Pathway to Stop Diabetes Scientist Generates Smart Insulin Patch
Currently, people with type 1 diabetes and advanced type 2 diabetes rely on painful finger pricks and regular insulin shots – often multiple times a day – to manage their blood glucose levels. While such approaches have been essential to improving diabetes care over the last half-century, they are burdensome and less than ideal. They allow people to correct for high blood glucose after it occurs, but not to avoid experiencing high blood glucose levels altogether.
Significant advances in diabetes research over several decades have led to the development of continuous glucose monitors and wearable insulin pumps. Linking such technologies together through computer algorithms, creating a so-called "artificial" or "bionic" pancreas that automatically monitors and corrects high blood glucose has been the focus of substantial efforts to improve diabetes care.
Along these same lines, American Diabetes Association Pathway to Stop Diabetes Scientist Zhen Gu, PhD, a professor in the Joint University of North Carolina/North Carolina State University Department of Biomedical Engineering, recently published a paper describing the development of an innovative "smart insulin" patch that takes a slightly different approach to the artificial pancreas, imitating the body's beta cells by both sensing blood glucose levels and releasing insulin using a nanotechnology that leverages bioengineering, biochemistry and materials science.
The study, published in the prestigious biomedical journal, Proceedings of the National Academy of Sciences, was highlighted in several national news outlets, including a Washington Post article published on June 22.
Dr. Gu's research is supported by a $1.625 million grant from the American Diabetes Association's Pathway to Stop Diabetes initiative. The Pathway funding began in January 2015 and the project has demonstrated significant progress already.
The design of the thin silicon patch – about the size of a penny – includes more than 100 microneedles – each the size of an eyelash. The microneedles are loaded with enzymes that are able to sense blood glucose levels and trigger rapid release of insulin into the blood stream in response to high glucose.
Dr. Gu and his colleagues have tested this technology in a mouse model of type 1 diabetes where it was able to effectively lower blood glucose levels for up to nine hours – a promising result that sets up additional pre-clinical tests (in animals) and, hopefully, eventual clinical trials (in humans).
In addition, Dr. Gu's Association-funding supports his plans to expand the capacity of the patches to include glucagon – the hormone that counteracts insulin – in case blood glucose levels go too low.

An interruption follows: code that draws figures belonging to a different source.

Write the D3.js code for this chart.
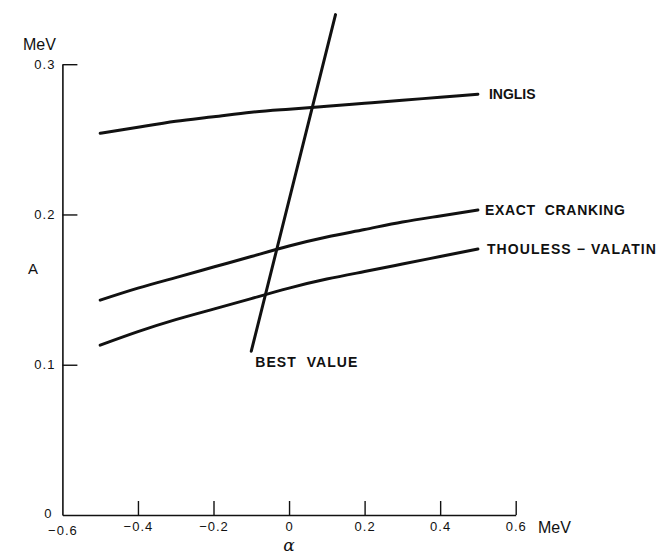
<!DOCTYPE html>
<html>
<head>
<meta charset="utf-8">
<script src="https://cdn.jsdelivr.net/npm/d3@7"></script>
<style>
  html, body { margin: 0; padding: 0; background: #fff; }
  svg { display: block; }
  .tick text { font-family: "Liberation Sans", Arial, sans-serif; font-size: 13px; letter-spacing: 1px; fill: #111; }
  .lbl { font-family: "Liberation Sans", Arial, sans-serif; font-weight: bold; font-size: 14px; fill: #111; }
</style>
</head>
<body>
<script>
// Pairing-strength parameter A versus alpha, for three approximations
const alpha = [-0.5, -0.4, -0.3, -0.2, -0.1, 0.0, 0.1, 0.2, 0.3, 0.4, 0.5];
const inglis = [0.254, 0.258, 0.262, 0.265, 0.268, 0.270, 0.272, 0.274, 0.276, 0.278, 0.280];
const exactCranking = [0.143, 0.151, 0.158, 0.165, 0.172, 0.179, 0.185, 0.190, 0.195, 0.199, 0.203];
const thoulessValatin = [0.113, 0.122, 0.130, 0.137, 0.144, 0.151, 0.157, 0.162, 0.167, 0.172, 0.177];

// "Best value" straight line
const bestAlpha = [-0.10, 0.123];
const bestA = [0.109, 0.333];

const xTicks = [-0.6, -0.4, -0.2, 0, 0.2, 0.4, 0.6];
const xTickLabels = ["\u22120.6", "\u22120.4", "\u22120.2", "0", "0.2", "0.4", "0.6"];
const yTicks = [0, 0.1, 0.2, 0.3];
const yTickLabels = ["0", "0.1", "0.2", "0.3"];

const W = 658, H = 556;
const svg = d3.select("body").append("svg").attr("width", W).attr("height", H);

const x = d3.scaleLinear().domain([-0.6, 0.6]).range([62.4, 515.7]);
const y = d3.scaleLinear().domain([0, 0.3]).range([515, 64.2]);

// Axes with inward ticks
const xAxis = d3.axisBottom(x).tickValues(xTicks)
  .tickFormat((d, i) => xTickLabels[i]).tickSizeInner(-14).tickSizeOuter(0).tickPadding(7);
const yAxis = d3.axisLeft(y).tickValues(yTicks)
  .tickFormat((d, i) => yTickLabels[i]).tickSizeInner(-15).tickSizeOuter(0).tickPadding(7);

const gx = svg.append("g").attr("transform", `translate(0,${y(0)})`).call(xAxis);
const gy = svg.append("g").attr("transform", `translate(${x(-0.6)},0)`).call(yAxis);
[gx, gy].forEach(g => {
  g.select(".domain").attr("stroke", "#111").attr("stroke-width", 1.6);
  g.selectAll(".tick line").attr("stroke", "#111").attr("stroke-width", 1.4);
});
// the corner ticks coincide with the axis lines
gx.selectAll(".tick").filter(d => d === -0.6).select("line").remove();
gy.selectAll(".tick").filter(d => d === 0).select("line").remove();
// y zero label sits a little lower-left of the corner
gy.selectAll(".tick").filter(d => d === 0).select("text").attr("x", -10).attr("dy", "0.2em");
gx.selectAll(".tick").filter(d => d === -0.6).select("text").attr("dy", "1.0em");

// Curves
const line = d3.line().x(d => x(d[0])).y(d => y(d[1])).curve(d3.curveNatural);
const series = [inglis, exactCranking, thoulessValatin];
series.forEach(vals => {
  svg.append("path")
    .datum(alpha.map((a, i) => [a, vals[i]]))
    .attr("d", line)
    .attr("fill", "none").attr("stroke", "#111")
    .attr("stroke-width", 3).attr("stroke-linecap", "round");
});
svg.append("path")
  .datum(bestAlpha.map((a, i) => [a, bestA[i]]))
  .attr("d", d3.line().x(d => x(d[0])).y(d => y(d[1])))
  .attr("fill", "none").attr("stroke", "#111")
  .attr("stroke-width", 3).attr("stroke-linecap", "round");

// Curve labels
const last = alpha.length - 1;
const labels = [
  { t: "INGLIS", xv: alpha[last], yv: inglis[last], dx: 11, len: null },
  { t: "EXACT  CRANKING", xv: alpha[last], yv: exactCranking[last], dx: 7, len: 140 },
  { t: "THOULESS \u2212 VALATIN", xv: alpha[last], yv: thoulessValatin[last], dx: 9, len: 169 },
  { t: "BEST  VALUE", xv: bestAlpha[0], yv: bestA[0], dx: 4, dy: 11, len: 102 }
];
labels.forEach(l => {
  const t = svg.append("text").attr("class", "lbl")
    .attr("x", x(l.xv) + l.dx)
    .attr("y", y(l.yv) + (l.dy || 0))
    .attr("dy", "0.36em")
    .attr("xml:space", "preserve")
    .style("white-space", "pre")
    .text(l.t);
  if (l.len) t.attr("textLength", l.len).attr("lengthAdjust", "spacing");
});

// Axis titles
const titleFont = '"Liberation Sans", Arial, sans-serif';
svg.append("text").attr("x", 538).attr("y", 533).attr("font-family", titleFont)
  .attr("font-size", 16).attr("fill", "#111").text("MeV");
svg.append("text").attr("x", 23).attr("y", 50).attr("font-family", titleFont)
  .attr("font-size", 16).attr("fill", "#111").text("MeV");
svg.append("text").attr("x", 33).attr("y", 274).attr("text-anchor", "middle").attr("font-family", titleFont)
  .attr("font-size", 15).attr("fill", "#111").text("A");
svg.append("text").attr("x", x(0)).attr("y", 551).attr("text-anchor", "middle")
  .attr("font-family", '"DejaVu Serif", serif').attr("font-style", "italic")
  .attr("font-size", 17).attr("fill", "#111").text("\u03b1");
</script>
</body>
</html>
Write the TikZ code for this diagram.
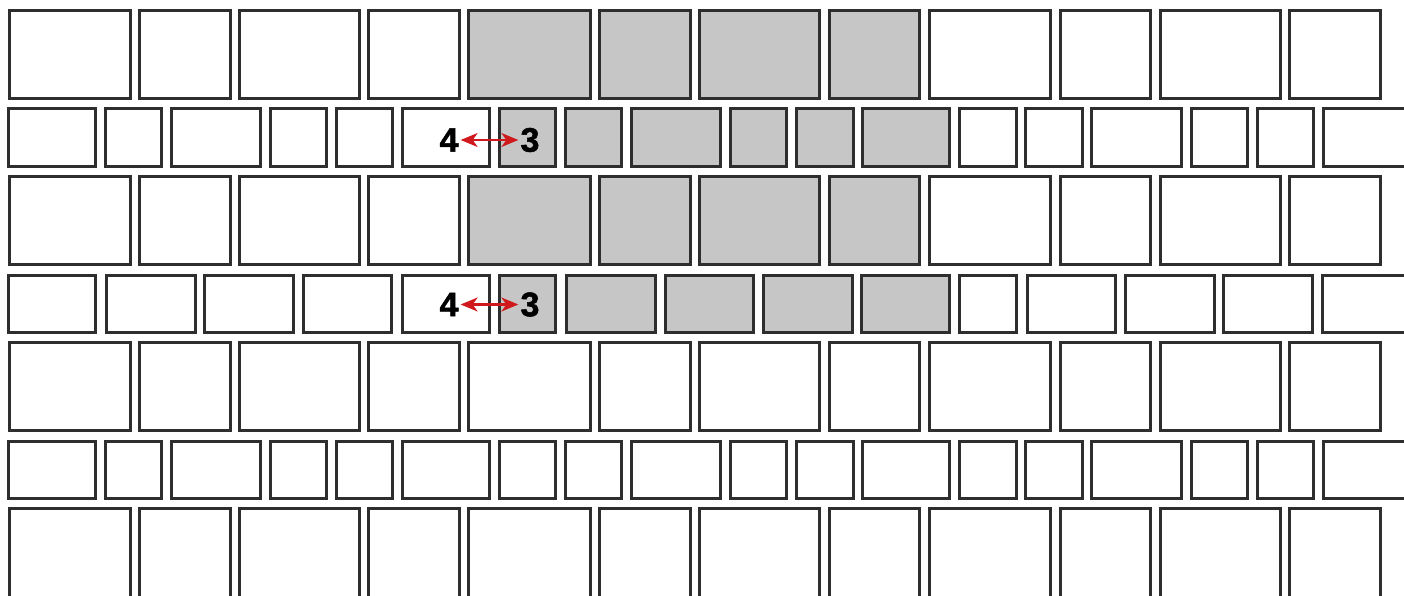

Low blood glucose is a dangerous potential side effect of insulin administration, and the grand plan for Dr. Gu's efforts is to provide people with diabetes a long-lasting, effortless technology that mimics a healthy pancreas by sensing and responding to both high and low blood glucose levels seamlessly.
Yu J, Zhang Y, Ye Y, DiSanto R, Sun W, Ranson D, Ligler FS, Buse JB, Gu Z. Microneedle-array patches loaded with hypoxia-sensitive vesicles provide fast glucose-responsive insulin delivery. Proc Natl Acad Sci U S A. 2015 Jun 22.